» PROMPT:
Copy the material below verbatim from the line with "Emit a Python" to the line with "from bokeh.resources import INLINE", both lines included, omitting pictures and every line outside that range.

» THE DATA:

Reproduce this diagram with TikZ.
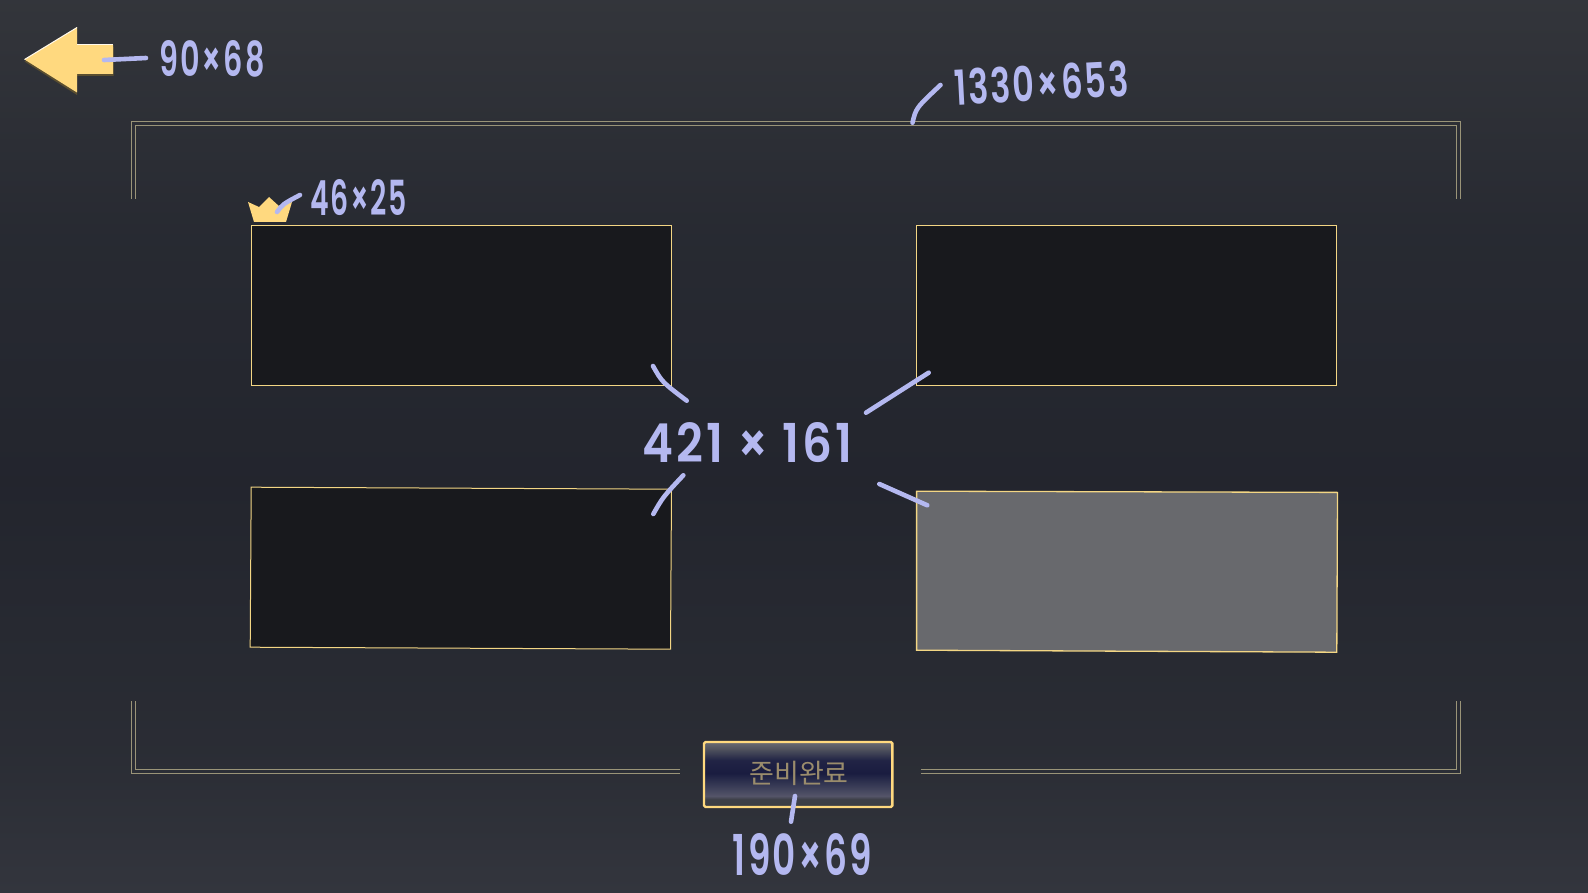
\documentclass[tikz,border=0pt]{standalone}
\usepackage{fontspec}
\usepackage{graphicx}
\setmainfont{Poppins}
\newfontfamily\krfont{Noto Sans CJK KR}
\newfontfamily\handfont{Poppins SemiBold}[LetterSpace=6]
\definecolor{pen}{HTML}{B4B8F0}
\definecolor{gold}{HTML}{FFD97F}
\definecolor{goldline}{HTML}{F3D684}
\definecolor{framecol}{HTML}{9A9478}
\definecolor{slotdark}{HTML}{18191D}
\definecolor{slotgray}{HTML}{68696D}
\definecolor{arrowshadow}{HTML}{5A4E30}
\definecolor{btntext}{HTML}{9A8C6C}
\pgfdeclareverticalshading{bgshade}{100bp}{
  rgb(0bp)=(0.20,0.208,0.24);
  rgb(25bp)=(0.20,0.208,0.24);
  rgb(33bp)=(0.165,0.175,0.205);
  rgb(48bp)=(0.137,0.145,0.178);
  rgb(62bp)=(0.155,0.165,0.195);
  rgb(75bp)=(0.20,0.208,0.23);
  rgb(100bp)=(0.20,0.208,0.23)}
\pgfdeclareverticalshading{btnshade}{100bp}{
  rgb(0bp)=(0.23,0.24,0.27);
  rgb(25bp)=(0.23,0.24,0.27);
  rgb(31bp)=(0.24,0.25,0.28);
  rgb(33.5bp)=(0.33,0.33,0.41);
  rgb(40bp)=(0.24,0.25,0.35);
  rgb(51bp)=(0.10,0.11,0.25);
  rgb(61bp)=(0.13,0.14,0.27);
  rgb(69bp)=(0.30,0.31,0.36);
  rgb(75bp)=(0.42,0.42,0.45);
  rgb(100bp)=(0.42,0.42,0.45)}
\tikzset{
  pen stroke/.style={draw=pen,line width=4.6pt,line cap=round,line join=round},
  hand/.style={text=pen,inner sep=0pt,outer sep=0pt,anchor=center,font=\handfont},
  slot/.style={draw=goldline,fill=slotdark,line width=1pt,inner sep=0pt,outer sep=0pt,minimum width=420.5pt,minimum height=159.5pt,anchor=north west},
  frame line/.style={draw=framecol,line width=1.1pt},
}
\newcommand{\handtext}[3]{\resizebox{#1pt}{#2pt}{#3}}
\begin{document}
\begin{tikzpicture}[x=1pt,y=-1pt]
\useasboundingbox (0,0) rectangle (1588,893);
\shade[shading=bgshade] (0,0) rectangle (1588,893);
% frame
\draw[frame line] (131.5,199) -- (131.5,121.5) -- (1460.5,121.5) -- (1460.5,199);
\draw[frame line] (135.7,199) -- (135.7,125.7) -- (1456.3,125.7) -- (1456.3,199);
\draw[frame line] (131.5,701) -- (131.5,773.7) -- (680,773.7);
\draw[frame line] (135.7,701) -- (135.7,769.3) -- (680,769.3);
\draw[frame line] (1460.5,701) -- (1460.5,773.7) -- (921,773.7);
\draw[frame line] (1456.3,701) -- (1456.3,769.3) -- (921,769.3);
% slots
\node[slot] (slotA) at (251.3,225.5) {};
\node[slot,minimum width=420pt] (slotB) at (916.5,225.5) {};
\draw[draw=goldline,fill=slotdark,line width=1pt] (251.2,487.2) -- (671.5,489.2) -- (670.5,649.2) -- (250.2,647.2) -- cycle;
\draw[draw=goldline,fill=slotgray,line width=1.3pt] (916.6,491.2) -- (1337.5,492.4) -- (1336.8,652.2) -- (916.6,650.2) -- cycle;
% back arrow
\fill[arrowshadow] (24.5,61.5) -- (77,29.5) -- (77,47) -- (113.5,47) -- (113.5,76) -- (77,76) -- (77,95) -- cycle;
\fill[gold] (24.5,59.5) -- (77,27.5) -- (77,45) -- (113,45) -- (113,74) -- (77,74) -- (77,92.5) -- cycle;
\draw[white!85!gold,line width=1pt] (24.5,59.5) -- (77,27.5);
\draw[white!85!gold,line width=1pt] (77,45) -- (113,45);
% crown
\fill[gold] (248,202) -- (259,207) -- (269,197) -- (280,207) -- (292,202) -- (286,222) -- (254,222) -- cycle;
% button
\shade[shading=btnshade,draw=gold,line width=2.4pt,rounded corners=1.5pt] (704,742) rectangle (892.3,807);
\node[inner sep=0pt,text=btntext] (btn) at (799,773) {\krfont\fontsize{27}{27}\selectfont 준비완료};
% hand-drawn connectors
\coordinate (a1) at (104,60); \coordinate (a2) at (146,58);
\draw[pen stroke] (a1) -- (a2);
\coordinate (c1) at (277,212); \coordinate (c2) at (300,195);
\draw[pen stroke] (c1) .. controls (283,204) .. (c2);
\coordinate (f1) at (912.5,122.7); \coordinate (f2) at (940.5,85);
\draw[pen stroke] (f1) .. controls (916,108) .. (f2);
\coordinate (t1) at (653,366); \coordinate (t2) at (686.7,400.7);
\draw[pen stroke] (t1) .. controls (662,382) .. (t2);
\coordinate (t3) at (866,412.7); \coordinate (t4) at (928.7,372.7);
\draw[pen stroke] (t3) -- (t4);
\coordinate (t5) at (653.3,514); \coordinate (t6) at (683.3,475.3);
\draw[pen stroke] (t5) .. controls (663,497) .. (t6);
\coordinate (t7) at (879.3,484); \coordinate (t8) at (927.3,505.3);
\draw[pen stroke] (t7) -- (t8);
\coordinate (b1) at (795,796); \coordinate (b2) at (791,821.7);
\draw[pen stroke] (b1) -- (b2);
% hand labels
\node[hand] (l90) at (212,59) {\handtext{105}{36}{90×68}};
\node[hand] (l46) at (358.5,198) {\handtext{97}{36}{46×25}};
\node[hand,rotate=3] (l1330) at (1041.5,83) {\handtext{174}{36}{1330×653}};
\node[hand] (l421) at (747.5,443) {\handtext{209}{40}{421 × 161}};
\node[hand] (l190) at (802.5,855) {\handtext{139}{42}{190×69}};
\end{tikzpicture}
\end{document}
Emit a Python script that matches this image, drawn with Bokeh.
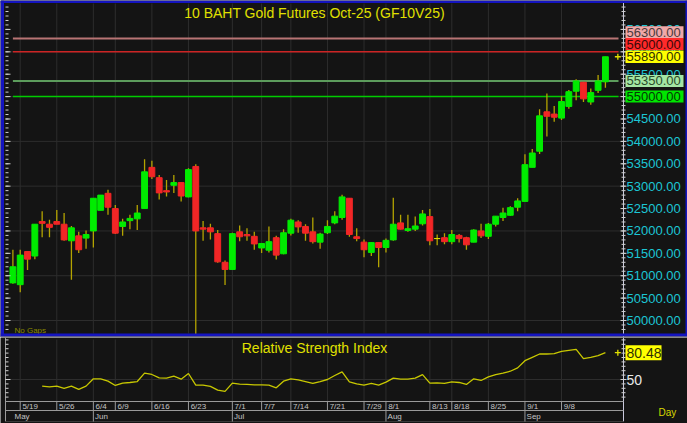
from bokeh.plotting import figure
from bokeh.layouts import column
from bokeh.models import Range1d, ColumnDataSource
from bokeh.core.properties import value
from bokeh.embed import file_html
from bokeh.resources import INLINE

# ------------------------------------------------------------------ data
opens = [50840, 50800, 51540, 51440, 52210, 52150, 52210, 52150, 51780, 51890,
         51840, 52000, 52460, 52840, 52500, 52100, 52230, 52270, 52500, 53420,
         53190, 52900, 53020, 53080, 52760, 53440, 52070, 52070, 51940, 51300,
         51140, 51980, 51920, 51880, 51620, 51570, 51850, 51490, 51950, 52200,
         52100, 51980, 51750, 51960, 52180, 52300, 52730, 51870, 51750, 51520,
         51740, 51630, 51800, 52180, 52010, 52040, 52160, 52320, 51830, 51850,
         51760, 51900, 51850, 51750, 52000, 51880, 52150, 52300, 52350, 52530,
         52660, 53420, 53780, 54660, 54610, 54520, 54780, 55120, 55320, 54880,
         55140, 55330]
highs = [51580, 51580, 51540, 52150, 52440, 52250, 52470, 52400, 52110, 51980,
         52010, 52730, 52800, 52920, 52580, 52270, 52360, 52580, 53600, 53570,
         53250, 53140, 53250, 53080, 53400, 53490, 52220, 52160, 52020, 51340,
         51960, 52120, 52060, 51980, 51730, 52100, 51890, 52040, 52270, 52240,
         52150, 52300, 51960, 52240, 52440, 52810, 52730, 52060, 51810, 51740,
         51740, 51830, 52740, 52360, 52360, 52320, 52470, 52490, 51920, 51950,
         52020, 51930, 51870, 52040, 52160, 52180, 52330, 52520, 52550, 52730,
         53710, 53830, 54720, 55070, 54790, 55010, 55150, 55390, 55320, 55180,
         55480, 55890]
lows = [50820, 50630, 51130, 51370, 51860, 51860, 52150, 51780, 50910, 51510,
        51600, 51630, 52460, 52360, 51930, 51890, 52040, 52020, 52500, 53160,
        52700, 52770, 52850, 52660, 52750, 49700, 51780, 51810, 51290, 50790,
        51140, 51770, 51780, 51580, 51510, 51520, 51360, 51480, 51900, 51960,
        51780, 51720, 51600, 51930, 52150, 52250, 51870, 51770, 51410, 51440,
        51190, 51520, 51780, 52030, 51980, 52000, 52120, 51680, 51680, 51700,
        51700, 51740, 51580, 51750, 51840, 51820, 52100, 52220, 52340, 52440,
        52660, 53420, 53720, 54110, 54440, 54480, 54730, 54920, 54880, 54820,
        55080, 55200]
closes = [51200, 51460, 51370, 52150, 52170, 52080, 52150, 51800, 52070, 51580,
          51920, 52730, 52800, 52530, 51950, 52200, 52280, 52400, 53320, 53210,
          52850, 52870, 53080, 52780, 53370, 52000, 52040, 51980, 51310, 51140,
          51940, 51870, 51890, 51710, 51720, 51760, 51460, 51960, 52240, 52090,
          51950, 51760, 51930, 52100, 52330, 52760, 51920, 51830, 51580, 51740,
          51630, 51790, 52150, 52040, 52050, 52110, 52380, 51780, 51830, 51760,
          51920, 51830, 51690, 52020, 51890, 52150, 52330, 52400, 52520, 52670,
          53480, 53740, 54570, 54560, 54540, 54890, 55110, 55350, 54950, 55090,
          55350, 55890]

rsi_start = 4
rsi_values = [42.5, 41.7, 42.5, 39.9, 42.5, 38.7, 42.5, 50.8, 50.8, 48.1,
              43.2, 45.9, 46.6, 47.7, 57.2, 55.7, 51.9, 51.5, 53.8, 50.4,
              56.8, 43.6, 43.6, 42.1, 38.0, 36.5, 45.9, 44.7, 44.4, 44.0,
              44.0, 43.6, 40.6, 48.1, 50.8, 49.6, 47.7, 45.5, 47.7, 50.0,
              54.5, 58.6, 47.4, 45.1, 43.6, 45.5, 43.6, 47.0, 51.5, 50.4,
              50.4, 51.5, 55.6, 45.9, 46.2, 45.5, 47.4, 46.6, 44.4, 50.8,
              48.9, 53.0, 55.6, 57.2, 59.4, 63.2, 71.4, 75.2, 79.0, 79.0,
              79.4, 82.0, 83.1, 84.2, 73.7, 75.2, 77.1, 80.48]

tick_labels = ["5/19", "5/26", "6/4", "6/9", "6/16", "6/23", "7/1", "7/7", "7/14",
               "7/21", "7/29", "8/1", "8/13", "8/18", "8/25", "9/1", "9/8"]
tick_idx = [1, 6, 11, 14, 19, 24, 30, 34, 38, 43, 48, 51, 57, 60, 65, 70, 75]
month_labels = ["May", "Jun", "Jul", "Aug", "Sep"]
month_idx = [0, 11, 30, 51, 70]

price_ticks = [50000, 50500, 51000, 51500, 52000, 52500, 53000, 53500, 54000,
               54500, 55000, 55500, 56000, 56500]
grid_prices = [50000, 51000, 52000, 53000, 54000, 55000, 56000]
levels = [56300, 56000, 55350, 55000]
last_price = 55890
rsi_ticks = [50]
title_text = "10 BAHT Gold Futures Oct-25 (GF10V25)"
rsi_title = "Relative Strength Index"
unit_text = "Day"

# ------------------------------------------------------------------ style
BG = "#141414"
GRID = "#2d2d2d"
FONT = "Liberation Sans"
CYAN = "#1cc6d4"
YEL = "#e0e000"
UP = "#00ec00"
DN = "#f22626"
WICK = "#b4a400"
BLUE = "#1414c0"
TICKC = "#d0d0d0"
AXC = "#c8c8dc"
SEP = "#9a9a9a"

level_line_colors = ["#b87474", "#cc2424", "#5c9c5c", "#00cc00"]
level_line_widths = [2, 1.5, 2, 1.5]
level_box_colors = ["#f0a8a8", "#ff2a2a", "#a4e6a4", "#00e600"]
level_text_colors = ["#4a3a3a", "#3a0808", "#2a4a2a", "#053805"]
level_box_shift = [6.2, 7.8, 0, 0]      # px shift of stacked price boxes

# pixel geometry helpers (layout only)
X0PX, DXPX = 12.4, 7.315
def ix(px):
    return (px - X0PX) / DXPX
K = 0.04478
def py(px):
    return 50000 + (320 - px) / K
RK = 0.88
def ry(px):
    return 50 + (379 - px) / RK

def mkfig(h, yr):
    f = figure(width=687, height=h, x_range=xr, y_range=yr, toolbar_location=None,
               output_backend="svg", background_fill_color=BG, border_fill_color=BG,
               outline_line_color=None, x_axis_location=None, y_axis_location=None,
               min_border_left=0, min_border_right=0, min_border_top=0,
               min_border_bottom=0)
    f.grid.visible = False
    return f

def txt(f, x, y, t, color, size, align="left"):
    f.text(x=x, y=y, text=t, text_align=align, text_baseline="middle", text_color=color,
           text_font=value(FONT), text_font_size=size)

xr = Range1d(ix(0), ix(687))
XL, XR = ix(5), ix(623)

# ------------------------------------------------------------------ main pane
main = mkfig(337, Range1d(py(337), py(0)))

main.segment(x0=XL, x1=XR, y0=grid_prices, y1=grid_prices, line_color=GRID, line_width=1)
main.segment(x0=tick_idx, x1=tick_idx, y0=py(333), y1=py(3), line_color=GRID, line_width=1)

main.segment(x0=0, x1=ix(618), y0=levels, y1=levels, line_color=level_line_colors,
             line_width=level_line_widths)

n = len(closes)
idx = list(range(n))
body_top = [max(o, c) for o, c in zip(opens, closes)]
body_bot = [min(o, c) for o, c in zip(opens, closes)]
body_col = [UP if c > o else (DN if c < o else YEL) for o, c in zip(opens, closes)]
src = ColumnDataSource(dict(x=idx, h=highs, l=lows, top=body_top, bottom=body_bot,
                            color=body_col))
main.segment(x0="x", y0="h", x1="x", y1="l", source=src, line_color=WICK, line_width=1.3)
main.vbar(x="x", width=0.8, top="top", bottom="bottom", source=src,
          fill_color="color", line_color="color", line_width=1)
main.scatter(x=[n - 1 + 1.7], y=[last_price], marker="cross", size=6,
             line_color=YEL, line_width=1.3)

# price scale (right) and tick marks (left / right)
minor_prices = list(range(49800, 57100, 100))
main.segment(x0=XR, x1=XR, y0=py(337), y1=py(0), line_color=AXC, line_width=1)
main.segment(x0=ix(620), x1=ix(626), y0=price_ticks, y1=price_ticks, line_color=TICKC)
main.segment(x0=ix(621), x1=ix(625), y0=minor_prices, y1=minor_prices, line_color=TICKC)
main.segment(x0=XL, x1=ix(10), y0=price_ticks, y1=price_ticks, line_color=TICKC)
main.segment(x0=XL, x1=ix(8), y0=minor_prices, y1=minor_prices, line_color=TICKC)
txt(main, ix(626), price_ticks, [f"{p:.2f}" for p in price_ticks], CYAN, "13px")

box_centers = [lv + sh / K for lv, sh in zip(levels, level_box_shift)]
main.quad(left=ix(625), right=ix(683), top=[c + 6 / K for c in box_centers],
          bottom=[c - 6 / K for c in box_centers], fill_color=level_box_colors,
          line_color=None)
txt(main, ix(626), box_centers, [f"{lv:.2f}" for lv in levels], level_text_colors, "13px")
main.quad(left=ix(625), right=ix(683), top=last_price + 6.3 / K,
          bottom=last_price - 6.3 / K, fill_color="#ffff00", line_color=None)
txt(main, ix(626), [last_price], [f"{last_price:.2f}"], "#303000", "13px")

txt(main, [(XL + XR) / 2], [py(12)], [title_text], YEL, "14px", "center")
txt(main, [ix(14)], [py(330)], ["No Gaps"], "#8a8a00", "8px")

# pane border
main.quad(left=[ix(0), ix(0), ix(685), ix(0)], right=[ix(687), ix(3.5), ix(687), ix(687)],
          top=[py(0), py(0), py(0), py(333)], bottom=[py(2.5), py(336), py(336), py(336)],
          fill_color=BLUE, line_color=None)
main.quad(left=ix(0), right=ix(687), top=py(336), bottom=py(337), fill_color="#a8a8b0",
          line_color=None)

# ------------------------------------------------------------------ RSI pane + time scale
rsi = mkfig(86, Range1d(ry(423), ry(337)))

minor_rsi = list(range(30, 96, 5))
rsi.segment(x0=XL, x1=XR, y0=rsi_ticks, y1=rsi_ticks, line_color=GRID)
rsi.segment(x0=tick_idx, x1=tick_idx, y0=ry(401), y1=ry(339), line_color=GRID)
rsi.segment(x0=[XL, XR], x1=[XL, XR], y0=ry(421), y1=ry(337), line_color=[SEP, AXC])
rsi.segment(x0=ix(620), x1=ix(626), y0=rsi_ticks, y1=rsi_ticks, line_color=TICKC)
rsi.segment(x0=ix(621), x1=ix(625), y0=minor_rsi, y1=minor_rsi, line_color=TICKC)
rsi.segment(x0=XL, x1=ix(10), y0=rsi_ticks, y1=rsi_ticks, line_color=TICKC)
rsi.segment(x0=XL, x1=ix(8), y0=minor_rsi, y1=minor_rsi, line_color=TICKC)
txt(rsi, ix(626), rsi_ticks, [str(t) for t in rsi_ticks], "#e8e8e8", "14px")

rsi.line(x=idx[rsi_start:], y=rsi_values, line_color="#c8c800", line_width=1.3)
rsi.scatter(x=[n - 1 + 1.7], y=[rsi_values[-1]], marker="cross", size=6,
            line_color=YEL, line_width=1.3)
rsi.quad(left=ix(625), right=ix(661), top=rsi_values[-1] + 7.5 / RK,
         bottom=rsi_values[-1] - 7.5 / RK, fill_color="#ffff00", line_color=None)
txt(rsi, ix(626), [rsi_values[-1]], [f"{rsi_values[-1]:.2f}"], "#303000", "14px")
txt(rsi, [(XL + XR) / 2], [ry(347)], [rsi_title], YEL, "14px", "center")

# time scale rows
rsi.segment(x0=XL, x1=XR, y0=[ry(401), ry(410), ry(421)], y1=[ry(401), ry(410), ry(421)],
            line_color=[SEP, SEP, "#3a3a3a"])
rsi.segment(x0=tick_idx, x1=tick_idx, y0=ry(401), y1=ry(410), line_color=SEP)
rsi.segment(x0=month_idx[1:], x1=month_idx[1:], y0=ry(410), y1=ry(421), line_color=SEP)
txt(rsi, [i + 2.2 / DXPX for i in tick_idx], ry(406.3), tick_labels, "#c4c4c4", "8px")
txt(rsi, [i + 1.6 / DXPX for i in month_idx], ry(415.8), month_labels, "#c4c4c4", "8px")
txt(rsi, [ix(658)], [ry(412)], [unit_text], "#d8d800", "10px")

layout = column(main, rsi)
open("out.html", "w").write(file_html(layout, INLINE))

» REPLY TO THE TASK:
Emit a Python script that matches this image, drawn with Bokeh.
from bokeh.plotting import figure
from bokeh.layouts import column
from bokeh.models import Range1d, ColumnDataSource
from bokeh.core.properties import value
from bokeh.embed import file_html
from bokeh.resources import INLINE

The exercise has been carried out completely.